Harbor Steps being sold; downtown-living catalyst

Harbor Steps, the luxury apartments near Pike Place Market that helped fuel Seattle's downtown residential boom, is being sold by its original developer, Harbor Properties.

Harbor said yesterday it has an agreement to sell the four-tower, 758-unit complex on First Avenue at University Street, which also includes restaurants, a small hotel and the steps themselves — a wide public promenade through the middle of the project.

The buyer is Equity Residential, a Chicago real-estate investment trust that is the nation's biggest apartment landlord. With the purchase, Equity will own about 8,000 apartments in the Seattle area.

The price was not disclosed, but Harbor Steps is assessed at $123.7 million. That would make the deal, expected to close this summer, one of the area's biggest residential transactions this year.

"This was an offer that came to us unsolicited," said Harbor Properties President Denny Onslow. "Sometimes you feel like the right time is upon you, and you need to capitalize on it."

Harbor is gearing up to build more apartments, although focusing less on downtown and more on areas near downtown and on middle-of-the-market "work force" housing, Onslow said.

Harbor Steps was envisioned in the 1970s by developer Stimson Bullitt as a magnet for downtown living and a way to turn around a seedy stretch of First Avenue.

After complex negotiations, the city agreed to turn Post Alley into a pedestrian corridor.

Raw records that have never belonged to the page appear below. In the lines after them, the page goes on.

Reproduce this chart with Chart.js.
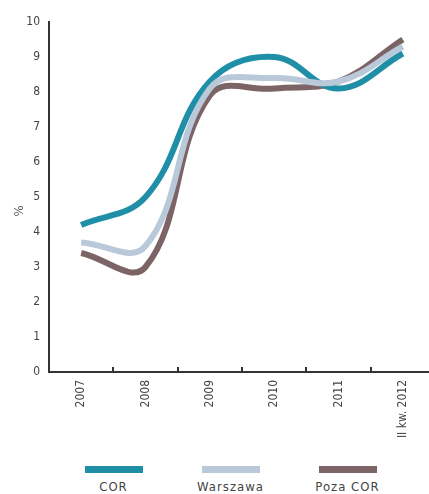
<!DOCTYPE html>
<html lang="pl">
<head>
<meta charset="utf-8">
<script src="https://cdn.jsdelivr.net/npm/chart.js@4/dist/chart.umd.min.js"></script>
<style>
  html, body { margin: 0; padding: 0; background: #fff; overflow: hidden; width: 429px; height: 494px; }
  #wrap { position: relative; width: 429px; height: 494px; }
  #c { position: absolute; left: 0; top: 0; }
  #legend { position: absolute; left: 55px; top: 466px; display: flex; }
  .item { width: 117px; display: flex; flex-direction: column; align-items: center; }
  .sw { width: 58px; height: 7px; }
  .lb { margin-top: 8px; font: 13px "Liberation Sans Narrow", "DejaVu Sans Condensed", "Roboto", sans-serif; color: #444; line-height: 12px; letter-spacing: 1px; }
</style>
</head>
<body>
<div id="wrap">
  <canvas id="c" width="440" height="455"></canvas>
  <div id="legend"></div>
</div>
<script>
// Rok / okres
const categories = ['2007', '2008', '2009', '2010', '2011', 'II kw. 2012'];
// Stopa pustostanów, %
const cor = [4.2, 5.0, 8.3, 9.0, 8.1, 9.1];
const warszawa = [3.7, 3.6, 8.1, 8.4, 8.3, 9.3];
const pozaCor = [3.4, 3.0, 7.9, 8.1, 8.3, 9.5];
const yTicks = [0, 1, 2, 3, 4, 5, 6, 7, 8, 9, 10];
const seriesNames = ['COR', 'Warszawa', 'Poza COR'];
const seriesColors = ['#1f8fa8', '#b9c9d9', '#7c6365'];

const FONT = '"Liberation Sans Narrow", "DejaVu Sans Condensed", "Roboto", sans-serif';
const AXIS = '#333333';

// small inward tick marks between categories, plus the "%" unit label
const axisExtras = {
  id: 'axisExtras',
  afterDraw(chart) {
    const { ctx, scales: { x, y }, chartArea } = chart;
    ctx.save();
    ctx.strokeStyle = AXIS;
    ctx.lineWidth = 2;
    for (let i = 0; i < categories.length - 1; i++) {
      const px = Math.round((x.getPixelForValue(i) + x.getPixelForValue(i + 1)) / 2);
      ctx.beginPath();
      ctx.moveTo(px, chartArea.bottom);
      ctx.lineTo(px, chartArea.bottom - 5);
      ctx.stroke();
    }
    ctx.translate(20, y.getPixelForValue(4.6));
    ctx.rotate(-Math.PI / 2);
    ctx.fillStyle = '#555';
    ctx.font = '13px ' + FONT;
    ctx.textAlign = 'center';
    ctx.textBaseline = 'middle';
    ctx.fillText('%', 0, 0);
    ctx.restore();
  }
};

const dataSets = [cor, warszawa, pozaCor].map((vals, i) => ({
  label: seriesNames[i],
  data: vals,
  borderColor: seriesColors[i],
  backgroundColor: seriesColors[i],
  borderWidth: 6,
  pointRadius: 0,
  tension: 0.4,
  fill: false,
  order: [1, 0, 2][i]
}));

new Chart(document.getElementById('c'), {
  type: 'line',
  data: { labels: categories, datasets: dataSets },
  options: {
    responsive: false,
    animation: false,
    layout: { padding: { top: 22, right: 5, left: 0, bottom: 0 } },
    plugins: { legend: { display: false }, tooltip: { enabled: false } },
    scales: {
      x: {
        offset: true,
        grid: { display: false, drawTicks: false },
        border: { display: true, color: AXIS, width: 2 },
        ticks: {
          minRotation: 90, maxRotation: 90, padding: 8,
          color: '#444', font: { family: FONT, size: 12 }
        },
        afterFit(s) { s.height = 83; }
      },
      y: {
        min: 0, max: 10,
        afterBuildTicks(s) { s.ticks = yTicks.map(v => ({ value: v })); },
        grid: { display: false, drawTicks: false },
        border: { display: true, color: AXIS, width: 2 },
        ticks: { padding: 9, color: '#444', font: { family: FONT, size: 12 } },
        afterFit(s) { s.width = 49; }
      }
    }
  },
  plugins: [axisExtras]
});

// legend: swatch above each series name
const legend = document.getElementById('legend');
seriesNames.forEach((name, i) => {
  const item = document.createElement('div');
  item.className = 'item';
  const sw = document.createElement('div');
  sw.className = 'sw';
  sw.style.background = seriesColors[i];
  const lb = document.createElement('div');
  lb.className = 'lb';
  lb.textContent = name;
  item.appendChild(sw);
  item.appendChild(lb);
  legend.appendChild(item);
});
</script>
</body>
</html>
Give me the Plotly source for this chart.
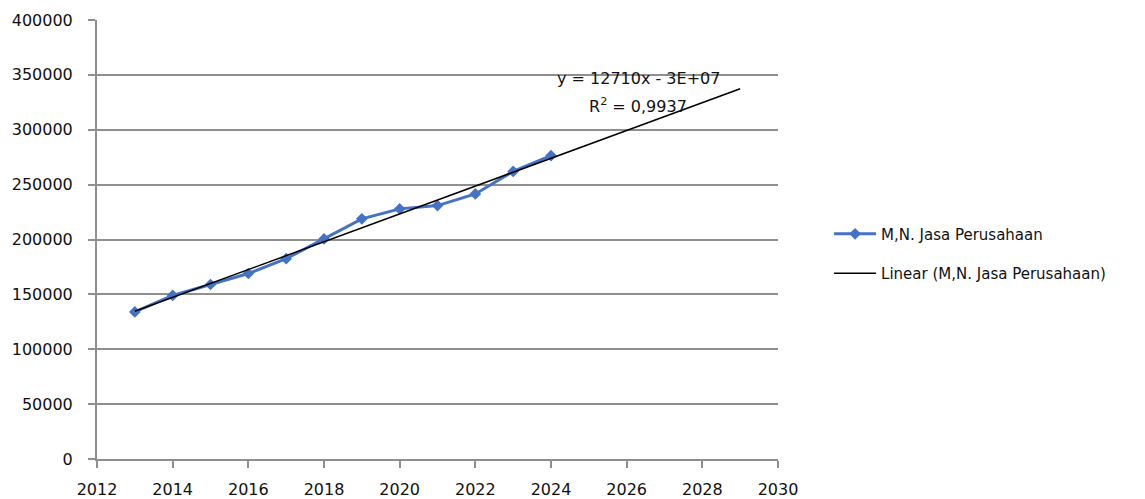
import numpy as np
import plotly.graph_objects as go

years = [2013, 2014, 2015, 2016, 2017, 2018, 2019, 2020, 2021, 2022, 2023, 2024]
values = [134000, 149000, 159000, 169000, 182500, 200500, 218800, 227900, 230900, 241500, 262000, 276400]
series_name = "M,N. Jasa Perusahaan"
trend_name = "Linear (M,N. Jasa Perusahaan)"
trend_years = [2013, 2029]
equation_line = "y = 12710x - 3E+07"
r2_line = "R<sup>2</sup> = 0,9937"
x_ticks = [2012, 2014, 2016, 2018, 2020, 2022, 2024, 2026, 2028, 2030]
y_ticks = [0, 50000, 100000, 150000, 200000, 250000, 300000, 350000, 400000]

slope, intercept = np.polyfit(years, values, 1)
trend_vals = [slope * x + intercept for x in trend_years]

FONT = "DejaVu Sans"
GRID = "#8f8f8f"

fig = go.Figure()
fig.add_trace(go.Scatter(
    x=years, y=values, mode="lines+markers", name=series_name,
    line=dict(color="#4472C4", width=3),
    marker=dict(symbol="diamond", size=9, color="#4472C4"),
    legendgroup="a",
))
fig.add_trace(go.Scatter(
    x=trend_years, y=trend_vals, mode="lines", name=trend_name,
    line=dict(color="#000000", width=1.5),
    legendgroup="b",
))

fig.add_annotation(
    x=2026.3, y=346500, xref="x", yref="y", text=equation_line,
    showarrow=False, align="center", font=dict(family=FONT, size=16, color="#111"),
)
fig.add_annotation(
    x=2026.3, y=322000, xref="x", yref="y", text=r2_line,
    showarrow=False, align="center", font=dict(family=FONT, size=16, color="#111"),
)

fig.update_layout(
    width=1145, height=499,
    margin=dict(l=97, r=367, t=20, b=40),
    paper_bgcolor="white", plot_bgcolor="white",
    font=dict(family=FONT, size=16, color="#111"),
    showlegend=True,
    legend=dict(x=1.075, y=0.468, xanchor="left", yanchor="middle",
                traceorder="grouped", tracegroupgap=17,
                font=dict(family=FONT, size=15, color="#111"),
                bgcolor="rgba(0,0,0,0)", itemwidth=42),
    xaxis=dict(range=[2012, 2030], tickvals=x_ticks, showgrid=False,
               showline=True, linecolor=GRID, linewidth=2,
               ticks="outside", ticklen=7, tickcolor=GRID, tickwidth=2,
               zeroline=False, automargin=False, ticklabelstandoff=8,
               tickfont=dict(family=FONT, size=16)),
    yaxis=dict(range=[0, 400000], tickvals=y_ticks, showgrid=True,
               gridcolor=GRID, gridwidth=2, showline=True, linecolor=GRID,
               linewidth=2, ticks="outside", ticklen=7, tickcolor=GRID,
               tickwidth=2, zeroline=False, tickformat="d", automargin=False,
               ticklabelstandoff=12,
               tickfont=dict(family=FONT, size=16)),
)

fig.write_html(
    "out.html",
    config={"displayModeBar": False},
    post_script="document.body.style.margin='0';document.body.style.overflow='hidden';",
)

In exchange, Harbor Steps maintains a public area through the middle of the project — a grand staircase with eight fountains that provides a view and a pathway from First Avenue to the water.

Construction began in the mid-1990s, and the final phase was finished in 2001, just as the dot-com bust hit Seattle and hurt demand for high-end housing.

Nevertheless, the complex won recognition by the Urban Land Institute, a development think tank, as one of the world's best large-scale residential projects.

The neighborhood around Harbor Steps has been transformed since then, with construction of Benaroya Hall, the new Washington Mutual headquarters and Seattle Art Museum expansion across the street, and the planned Four Seasons Hotel on First.